The Extrusion North America business unit of Hydro ASA has attained ASI Performance Standard V2 certification at 23 of its scrap melt shop sites in the United States and Canada.

“We have seen increased demand from our customers in North America for greener products and greater transparency.” – Jerrod Hoeft, Hydro Extrusion North America

When announcing its total number of ASI facility certifications, Hydro also said ASI’s system is “the only comprehensive, voluntary sustainability standard initiative for the aluminum value chain,” and pointed to its third-party auditing system.

“We have seen increased demand from our customers in North America for greener products and greater transparency,” says Jerrod Hoeft of Hydro Extrusion North America.

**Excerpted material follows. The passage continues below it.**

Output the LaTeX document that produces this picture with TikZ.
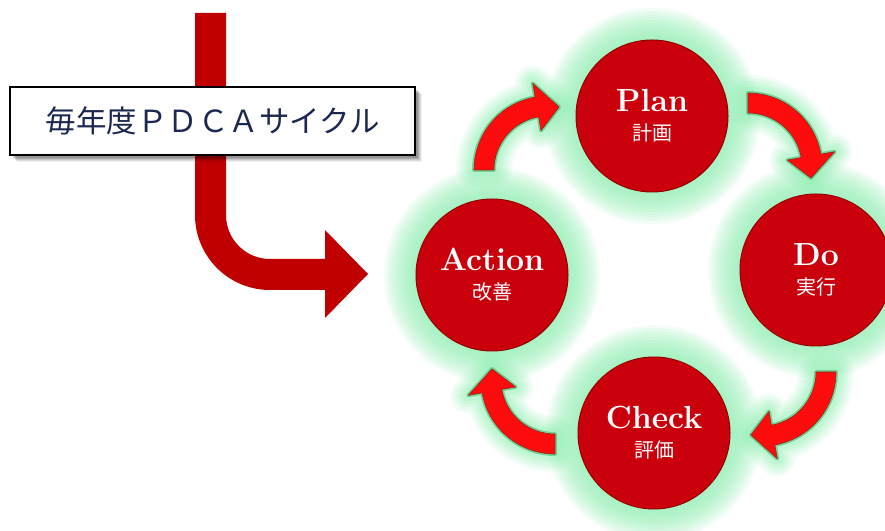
\documentclass[tikz,border=0pt]{standalone}
\usepackage{fontspec}
\newfontfamily\cjk{Noto Sans CJK JP}
\usetikzlibrary{calc}
\definecolor{bandred}{RGB}{192,0,0}
\definecolor{ballred}{RGB}{202,0,12}
\definecolor{balledge}{RGB}{150,0,0}
\definecolor{arrowred}{RGB}{252,12,12}
\definecolor{arrowedge}{RGB}{150,40,30}
\definecolor{glowgreen}{RGB}{135,236,172}
\definecolor{rimgreen}{RGB}{70,190,110}
\definecolor{titleblue}{RGB}{28,40,80}

\tikzset{
  phase/.style={circle, minimum size=152pt, inner sep=0pt, fill=ballred,
    draw=balledge, line width=1pt, text=white, align=center,
    font=\bfseries\fontsize{32}{32}\selectfont},
  titlebox/.style={draw=black, line width=1.5pt, fill=white, inner sep=0pt,
    minimum width=405pt, minimum height=68pt, text=titleblue,
    font=\cjk\fontsize{30.5}{30.5}\selectfont},
  bandarrow/.style={fill=bandred},
  cyclefill/.style={fill=arrowred, draw=arrowedge, line width=0.6pt, line join=round},
}

% soft green halo around a phase circle
\newcommand\ballglow[1]{%
  \foreach \r in {108,105,...,78}{\fill[glowgreen, opacity=0.11] (#1) circle[radius=\r pt];}}

% outline of a curved block arrow: centre, start angle, head base angle, tip angle
\newcommand\cyclepath[4]{($(#1)+(#2:74pt)$) arc[start angle=#2, end angle=#3, radius=74pt]
  -- ($(#1)+(#3:88pt)$) -- ($(#1)+(#4:64pt)$) -- ($(#1)+(#3:40pt)$)
  -- ($(#1)+(#3:54pt)$) arc[start angle=#3, end angle=#2, radius=54pt] -- cycle}

\newcommand\cycleglow[4]{%
  \foreach \w/\o in {36/0.1,30/0.12,24/0.14,18/0.16,12/0.2}{%
    \draw[glowgreen, line width=\w pt, opacity=\o, line join=round] \cyclepath{#1}{#2}{#3}{#4};}
  \draw[rimgreen, line width=4pt, opacity=0.6, line join=round] \cyclepath{#1}{#2}{#3}{#4};}

\newcommand\subtext[1]{{\cjk\mdseries\fontsize{20}{20}\selectfont #1}}

\begin{document}
\begin{tikzpicture}[x=1pt, y=1pt]
\useasboundingbox (0,0) rectangle (885,530);
\clip (0,0) rectangle (885,530);

% centres of the four phases and of the arcs between them
\coordinate (pc) at (652,414);
\coordinate (dc) at (816,260);
\coordinate (cc) at (654,97);
\coordinate (ac) at (492,255);
\coordinate (ap) at (548,360);
\coordinate (pd) at (748,363);
\coordinate (dk) at (762,158);
\coordinate (ka) at (555,150);

% entry arrow running down behind the title
\coordinate (bandtip) at (368,256);
\fill[bandarrow] (195,517) -- (226,517) -- (226,315)
  arc[start angle=180, end angle=270, radius=44pt] -- (325,271) -- (325,300)
  -- (bandtip) -- (325,212) -- (325,240) -- (270,240)
  arc[start angle=270, end angle=180, radius=75pt] -- cycle;

% title with its shadow
\coordinate (boxsw) at (10,375);
\coordinate (boxne) at (415,443);
\foreach \d/\o in {7/0.06,6/0.08,5/0.1,4/0.12,3/0.15}{
  \fill[black, opacity=\o] ($(boxsw)+(\d,-\d)$) rectangle ($(boxne)+(\d,-\d)$);}
\node[titlebox] (title) at ($(boxsw)!0.5!(boxne)$) {毎年度ＰＤＣＡサイクル};

% halos
\ballglow{pc}\ballglow{dc}\ballglow{cc}\ballglow{ac}
\cycleglow{ap}{180}{100}{80}
\cycleglow{pd}{90}{10}{-10}
\cycleglow{dk}{0}{-80}{-100}
\cycleglow{ka}{270}{190}{170}

% arrows of the cycle
\path[cyclefill] \cyclepath{ap}{180}{100}{80};
\path[cyclefill] \cyclepath{pd}{90}{10}{-10};
\path[cyclefill] \cyclepath{dk}{0}{-80}{-100};
\path[cyclefill] \cyclepath{ka}{270}{190}{170};

% phases
\node[phase] (plan) at (pc) {Plan\\[-3pt]\subtext{計画}};
\node[phase] (do) at (dc) {Do\\[-3pt]\subtext{実行}};
\node[phase] (check) at (cc) {Check\\[-3pt]\subtext{評価}};
\node[phase] (action) at (ac) {Action\\[-3pt]\subtext{改善}};
\end{tikzpicture}
\end{document}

When aluminum producer Novelis, headquartered in Atlanta, announced multiple ASI certifications two years ago, CEO Steve Fisher said, “These certifications establish Novelis as a supplier of choice and a partner that is improving sustainability throughout the value chain.”

As with the LMEpassport disclosures, how or whether ASI certification is accruing to the bottom line might not be immediately apparent and could depend on emerging carbon “border taxes” being formulated in Europe and the U.S.

In the European Union, aluminum, along with steel, is one of six carbon border tax focuses in an emerging carbon border adjustment mechanism (CBAM) system designed to force global metals producers to accelerate efforts to reduce their carbon footprints.

The U.S. is not as far along in its carbon border tax formulation, though as of June, the U.S. Office of the Trade Representative had begun its investigation to assess the greenhouse gas emissions intensity of steel and aluminum produced in the U.S.

Aluminum trade associations representing the regions recently authored a joint letter advocating their governments work together on a carbon border tax and similar measures.

In all likelihood, after such systems are in place, producers of recycled-content aluminum—whether or not they receive a premium price for what they make—will need to attest to their use of energy- and resource-saving scrap melting methods merely to retain full access to the global market.